In the pending Federal Circuit appeal In re Xencor, the USPTO Director recently filed an opposed motion asking the Court to remand the case back to the PTAB. The motion comes long after briefing has commenced and just days before the Director’s response brief was due, after already receiving an extension of time. Xencor has opposed the request, citing prejudice and lack of justification. This post examines the parties’ arguments.
As background, Xencor’s biotech patent application contains both Jepson and means-plus-function claims that were rejected by the PTAB on questionable written description grounds. The examiner had initially issued written description rejections, but withdrew the rejections during the PTAB appeal briefing. The PTAB then reinstated the rejections based upon its authority to find new grounds for rejection, and then reaffirmed its position on request for rehearing. Xencor then appealed to the Federal Circuit.
In its request for remand, the USPTO noted that it plans to “to issue a revised decision that clearly and thoroughly expresses the Agency’s view on the application of the case law to this important area of technology.” On point, the Agency has not admitted any errors it made during the process, it has not conceded any point of law or fact, or identified anything that was not sufficiently briefed — and so Xencor has opposed the motion for remand.
An odd feature of agency appeals is that the agency (here, the USPTO) is both the appellee and the tribunal itself.
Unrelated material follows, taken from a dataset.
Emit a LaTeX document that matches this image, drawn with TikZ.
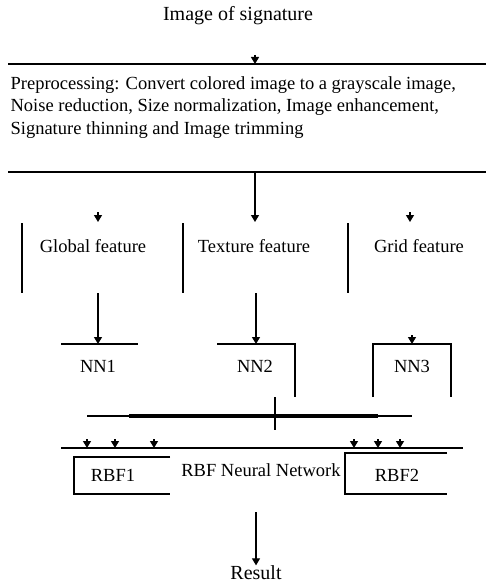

This dual role creates an inherent tension – the agency is defending its own decision while also being responsible for carrying out further review. In this case, the USPTO’s request for a remand seems likely to be an attempt to avoid an adverse appellate ruling by bolstering the agency’s position with a better reasoned opinion. But the ordinary approach here is to recognize that the agency already had its chance to issue a final decision, and that the USPTO should deal with the consequences on appeal rather than get a second (third) bite at the apple. The Federal Circuit will now need to assess whether remand is appropriate so late in the process, or whether the case is ripe for a decision on the current record.
But the Director can fully express the Agency’s view in her response brief on appeal. Remand is unnecessary for that purpose. _See id._ (“so the board can reevaluate the bases of its decision” is an insufficient justification).
Federal Circuit Rule 27(f) provides guidance on motions for remand:
A motion to . . . remand should be made as soon as the grounds for the motion are known. After the appellant . . . has filed its principal brief, the argument supporting . . . remand should be made in the response brief of the appellee.
Fed. Cir. R. 27(f). This provision does not provide much guidance, but there are some prior cases where the Federal circuit has appeared to generously grant remand if the USPTO requested an opportunity to reconsider its prior decision.
Remand “is usually appropriate” to allow an agency to reconsider its previous position.
Marin Partners v. Heaven Hill Distilleries, Inc., No. 2023-1624, 2023 WL 5286458, at *1 (Fed. Cir. Aug. 17, 2023) quoting dicta from SKF USA Inc. v. United States, 254 F.3d 1022, 1029 (Fed. Cir. 2001) (attempting to spell out a taxonomy of agency remand situations).
A key early case from the Federal Circuit on point is In re Hester, 838 F.2d 1193, 1194 (Fed. Cir. 1988). In that case the Federal Circuit denied the Patent Office motion for remand that was filed a few days before the merits brief was due and the appellant had already expended the time, money, and effort to file his brief. In addition to early filing, the court provided some examples of when remand is appropriate:
It is not the intent of the court to discourage the filing of any and all motions to remand. Parties may agree that remand is desirable, intervening law may warrant a remand, the Board may wish to concede to some or all of appellant’s demands, or other circumstances may be present that would indicate that remand is appropriate. However, none of those circumstances is present here.
The USPTO’s responsive brief is due on Friday, and so I expect the Federal Circuit to decide this motion quickly.